For someone who's pretty well-versed in English, but not a math-oriented computer scientist, this seems like a distinction without a difference. Please remedy my ignorance.
My GP was wrong, but the words are different.

Eatimation is a procedure the generates an estimate, which is a kind of approximation, while approximation is a result value. They are different "types", as a computer scientist would say. An approximation is any value that is justifiably considered to be nearly exact. ("prox" means "near". See also "proximate" and "proxy".)

Estimation is one way to generate an approximation. An estimate is a subtype of an approximation. There are non-estimation ways to generate an approximation. For example, take an exact value and round it to the nearest multiple of 100. That generates an approximation, but does not use estimation.

I’m not sure the linguistic differences here are as cut and dried as you would like them to be. Estimate and approximate are both verbs, so you can derive nouns from them both for the process of doing the thing, and for the thing that results from such a process.

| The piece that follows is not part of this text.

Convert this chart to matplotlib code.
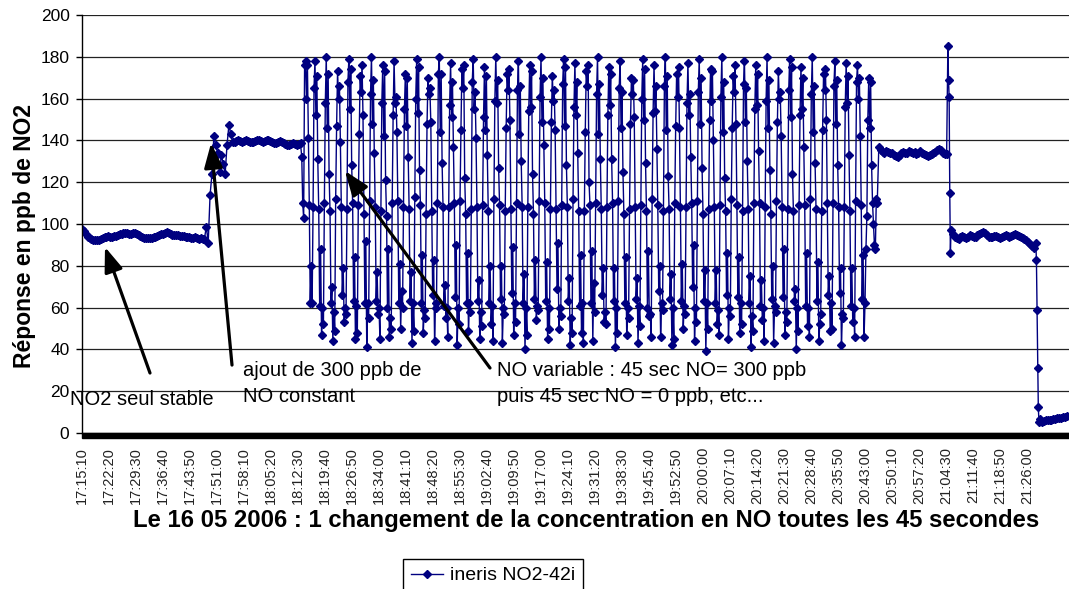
import matplotlib
matplotlib.use("Agg")
import matplotlib.pyplot as plt
from matplotlib.patches import Rectangle

plt.rcParams["font.family"] = ["Liberation Sans", "DejaVu Sans"]


def hms(s):
    """'HH:MM:SS' -> secondes depuis minuit"""
    h, m, sec = map(int, s.split(":"))
    return h * 3600 + m * 60 + sec


# libellés de l'axe des temps
time_labels = [
    "17:15:10", "17:22:20", "17:29:30", "17:36:40", "17:43:50", "17:51:00",
    "17:58:10", "18:05:20", "18:12:30", "18:19:40", "18:26:50", "18:34:00",
    "18:41:10", "18:48:20", "18:55:30", "19:02:40", "19:09:50", "19:17:00",
    "19:24:10", "19:31:20", "19:38:30", "19:45:40", "19:52:50", "20:00:00",
    "20:07:10", "20:14:20", "20:21:30", "20:28:40", "20:35:50", "20:43:00",
    "20:50:10", "20:57:20", "21:04:30", "21:11:40", "21:18:50", "21:26:00",
]

# NO2 seul
no2_stable = [
    97.5, 96.5, 95, 94, 93.2, 92.8, 92.5, 92.3, 92.5, 92.4,
    92.8, 93.2, 93.6, 94, 94.2, 94, 93.8, 94.1, 94.3, 94.6,
    95, 95.3, 95.5, 95.8, 95.6, 95.2, 95.4, 95.9, 95.7, 95.1,
    94.6, 94.2, 93.8, 93.5, 93.2, 93.4, 93.1, 93.3, 93.6, 93.9,
    94.2, 94.6, 95, 95.4, 95.8, 96, 95.6, 95.2, 94.9, 94.6,
    94.8, 94.5, 94.2, 94.4, 94.1, 93.8, 94, 93.7, 93.5, 93.2,
    93.6, 93.1, 92.8, 93.4, 92.6, 93,
]

# ajout de NO constant
no_constant = [
    98.7, 91, 114, 124, 142, 138, 134, 125, 133, 128.5, 124, 138, 147.4, 143, 139,
    139, 139.5, 140, 139.8, 139.2, 139.6, 140.2, 139.9, 139.4, 139,
    139.3, 139.8, 140.3, 140.1, 139.6, 139.2, 139.5, 140, 140.4, 139.8,
    139.1, 138.7, 138.9, 139.4, 139.8, 139.3, 138.6, 138.2, 137.6, 138,
    138.5, 138.9, 138.4, 137.9, 138.2, 138.6,
]

# NO variable : un cycle par ligne
no_variable = [
    [132, 110, 103, 176, 178, 160, 176, 141, 109, 62, 80, 62],
    [108, 165, 178, 152, 171, 131, 107, 61, 88, 47, 60, 52],
    [110, 158, 180, 146, 172, 124, 106, 62, 70, 44, 58, 49],
    [112, 147, 173, 160, 166, 139, 108, 66, 79, 53, 60, 57],
    [107, 168, 179, 155, 174, 128, 110, 63, 84, 45, 61, 48],
    [109, 143, 171, 163, 176, 152, 105, 62, 92, 41, 62, 55],
    [111, 162, 180, 148, 169, 134, 108, 63, 77, 57, 60, 45],
    [106, 158, 176, 142, 173, 121, 104, 60, 88, 46, 55, 50],
    [110, 152, 178, 158, 161, 144, 111, 62, 81, 50, 68, 60],
    [108, 155, 172, 147, 170, 132, 107, 63, 77, 43, 62, 49],
    [113, 160, 179, 153, 175, 126, 109, 62, 85, 48, 59, 55],
    [105, 148, 170, 162, 165, 149, 106, 66, 83, 44, 62, 60],
    [110, 172, 180, 144, 172, 129, 108, 61, 71, 55, 60, 46],
    [108, 157, 177, 151, 168, 137, 110, 65, 90, 42, 60, 52],
    [111, 145, 174, 165, 176, 122, 105, 62, 86, 49, 62, 58],
    [107, 168, 179, 155, 163, 141, 108, 63, 73, 45, 58, 51],
    [109, 151, 175, 145, 171, 133, 106, 62, 80, 52, 61, 44],
    [112, 159, 180, 158, 169, 127, 109, 64, 80, 43, 60, 57],
    [106, 146, 172, 164, 174, 150, 107, 67, 89, 47, 62, 53],
    [110, 164, 178, 143, 166, 130, 108, 62, 76, 40, 60, 47],
    [108, 154, 176, 156, 173, 124, 105, 64, 83, 54, 61, 59],
    [111, 161, 180, 149, 170, 138, 110, 63, 82, 45, 60, 50],
    [107, 149, 171, 159, 164, 145, 107, 69, 91, 50, 60, 56],
    [109, 167, 179, 147, 175, 128, 108, 63, 74, 42, 55, 48],
    [112, 156, 177, 152, 168, 134, 106, 61, 85, 48, 62, 43],
    [106, 144, 173, 166, 176, 120, 109, 62, 87, 44, 72, 58],
    [110, 162, 180, 143, 167, 131, 107, 66, 79, 53, 58, 52],
    [108, 152, 175, 157, 172, 131, 110, 63, 79, 41, 60, 48],
    [111, 165, 178, 146, 163, 125, 105, 62, 84, 47, 60, 55],
    [107, 148, 170, 162, 169, 151, 108, 64, 74, 43, 61, 51],
    [109, 160, 179, 150, 174, 129, 106, 60, 87, 56, 57, 46],
    [112, 153, 176, 154, 166, 136, 109, 68, 80, 46, 62, 59],
    [106, 166, 180, 145, 171, 123, 107, 64, 76, 42, 60, 45],
    [110, 147, 172, 161, 175, 146, 108, 63, 81, 50, 61, 57],
    [108, 158, 177, 152, 162, 132, 110, 70, 90, 44, 60, 53],
    [111, 163, 179, 148, 170, 127, 105, 63, 78, 39, 62, 50],
    [107, 150, 174, 159, 173, 140, 108, 62, 78, 52, 59, 47],
    [109, 161, 180, 144, 168, 122, 106, 66, 86, 45, 60, 56],
    [112, 146, 171, 163, 176, 148, 109, 65, 84, 48, 62, 52],
    [106, 167, 178, 149, 165, 130, 107, 62, 75, 41, 56, 49],
    [110, 155, 176, 157, 172, 135, 110, 61, 73, 54, 60, 44],
    [108, 159, 180, 146, 169, 126, 105, 64, 80, 43, 61, 58],
    [111, 149, 173, 160, 163, 142, 108, 65, 88, 47, 58, 53],
    [107, 164, 179, 151, 175, 124, 106, 63, 69, 40, 60, 49],
    [109, 152, 175, 155, 170, 137, 109, 61, 86, 51, 60, 46],
    [112, 162, 180, 144, 166, 129, 107, 63, 82, 44, 52, 57],
    [106, 145, 172, 164, 174, 150, 110, 66, 75, 49, 62, 50],
    [110, 166, 178, 148, 169, 128, 108, 67, 79, 42, 57, 55],
    [108, 156, 177, 158, 171, 133, 106, 61, 79, 53, 60, 46],
    [111, 168, 176, 160, 170, 142, 109, 64, 85, 46, 62, 88],
    [104, 150, 170, 146, 168, 128, 110, 100, 90, 88, 112, 110],
]

# retour NO constant
no_constant_2 = [
    137, 135.5, 134.5, 134, 135, 134.5, 133.8, 134.2, 133, 132.5,
    132, 133, 134, 134.5, 133.8, 134.2, 135, 134.6, 133.9, 134.3,
    133.5, 134, 134.8, 134.2, 133.6, 133, 132.5, 132.8, 133.4, 134,
    134.6, 135.5, 136, 135.2, 134, 133.5, 133.3,
]

pulse = [185, 169, 161, 115, 86]

no2_stable_2 = [
    97, 95, 94, 93.5, 93, 93.8, 94.2, 93.6, 93.2, 93.9,
    94.5, 94.2, 93.8, 94, 94.6, 95, 95.8, 96.3, 95.5, 94.6,
    94, 93.6, 93.9, 94.2, 94.1, 93.8, 93.5, 93.9, 94.3, 94.6,
    94.2, 93.9, 94.4, 94.8, 95, 94.5, 94.1, 93.6, 93.2, 92.8,
    92.4, 91.5, 90.5, 89.6, 88.5, 90.8,
]

drop = [83, 59, 31, 12.5, 5.5]

zero = [6.5, 5.5, 5.8, 6, 6.2, 6.1, 6.3, 6.5, 6.8, 7, 7.1, 7.3, 7.6, 7.8, 8]

# (début, pas en secondes, valeurs)
segments = [
    ("17:15:10", 30, no2_stable),
    ("17:48:10", 30, no_constant),
    ("18:13:30", 15, [v for cycle in no_variable for v in cycle]),
    ("20:46:40", 30, no_constant_2),
    ("21:05:00", 10, pulse),
    ("21:05:50", 30, no2_stable_2),
    ("21:28:30", 10, drop),
    ("21:29:30", 30, zero),
]

t, y = [], []
for start, step, values in segments:
    t0 = hms(start)
    t += [t0 + i * step for i in range(len(values))]
    y += values

fig = plt.figure(figsize=(10.69, 5.89), dpi=100)
ax = fig.add_axes([82 / 1069, 1 - 433 / 589, 987 / 1069, 418 / 589])

ax.plot(t, y, color="#000080", lw=1.0, marker="D", ms=4.3, label="ineris NO2-42i")

x0 = hms(time_labels[0])
ax.set_xlim(x0, x0 + 987 * 430 / 27)
ax.set_ylim(0, 200)

ax.set_yticks(range(0, 201, 20))
ax.yaxis.grid(True, color="#222222", lw=0.9)
ax.set_axisbelow(True)
ax.tick_params(axis="y", direction="out", length=4, width=1, pad=5, labelsize=12.5)

ax.set_xticks([hms(s) for s in time_labels])
ax.set_xticklabels(time_labels, rotation=90, fontsize=10.5, color="#222222")
ax.tick_params(axis="x", length=0, pad=10)

for side in ("top", "right"):
    ax.spines[side].set_visible(False)
ax.spines["left"].set_linewidth(1)

# bande noire sous l'axe des temps
ax.add_patch(Rectangle((0, -0.012), 1, 0.012, transform=ax.transAxes,
                       color="black", clip_on=False))

# commentaires et flèches
arrow = dict(arrowstyle="-|>,head_length=0.75,head_width=0.28", color="black",
             lw=2.3, mutation_scale=20, shrinkA=0, shrinkB=0)
ax.annotate("", xy=(hms("17:21:16"), 89), xytext=(hms("17:33:13"), 28.7), arrowprops=arrow)
ax.annotate("", xy=(hms("17:49:26"), 138.8), xytext=(hms("17:54:59"), 32.5), arrowprops=arrow)
ax.annotate("", xy=(hms("18:24:58"), 125.4), xytext=(hms("19:03:28"), 31.1), arrowprops=arrow)

ax.text(hms("17:12:00"), 15.8, "NO2 seul stable", fontsize=14.5, va="center", ha="left")
ax.text(hms("17:57:54"), 23.7, "ajout de 300 ppb de\nNO constant", fontsize=14.5,
        va="center", ha="left", linespacing=1.45)
ax.text(hms("19:05:19"), 23.7, "NO variable : 45 sec NO= 300 ppb\npuis 45 sec NO = 0 ppb, etc...",
        fontsize=14.5, va="center", ha="left", linespacing=1.45)

fig.text(25 / 1069, 1 - 236 / 589, "Réponse en ppb de NO2", rotation=90,
         fontsize=16.5, fontweight="bold", ha="center", va="center")
fig.text(586 / 1069, 1 - 520 / 589,
         "Le 16 05 2006 : 1 changement de la concentration en NO toutes les 45 secondes",
         fontsize=17.2, fontweight="bold", ha="center", va="center")

fig.legend(loc="upper left", bbox_to_anchor=(403 / 1069, 1 - 559 / 589), fontsize=14,
           frameon=True, fancybox=False, edgecolor="black", framealpha=1,
           handlelength=1.65, handletextpad=0.35, borderpad=0.4, borderaxespad=0)

fig.savefig("out.png", dpi=100)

Estimation is the process of estimating. It produces an estimate.

Approximation is the process of approximating. It produces an approximation.

You can also derive adjectives from the verbs as well.

An estimate is an estimated value.

An approximation is an approximate value.

But you’re right that the ‘approximate’ terms make claims about the result - that it is in some way near to the correct value - while the ‘estimate’ derived terms all make a claim about the process that produced the result (ie that it was based on data that is known to be incomplete, uncertain, or approximate)

The authors of the article disagree with you.
The authors of the paper disagree with me, the authors of the article don't (they use both approximate and estimate, but the paper does say estimate).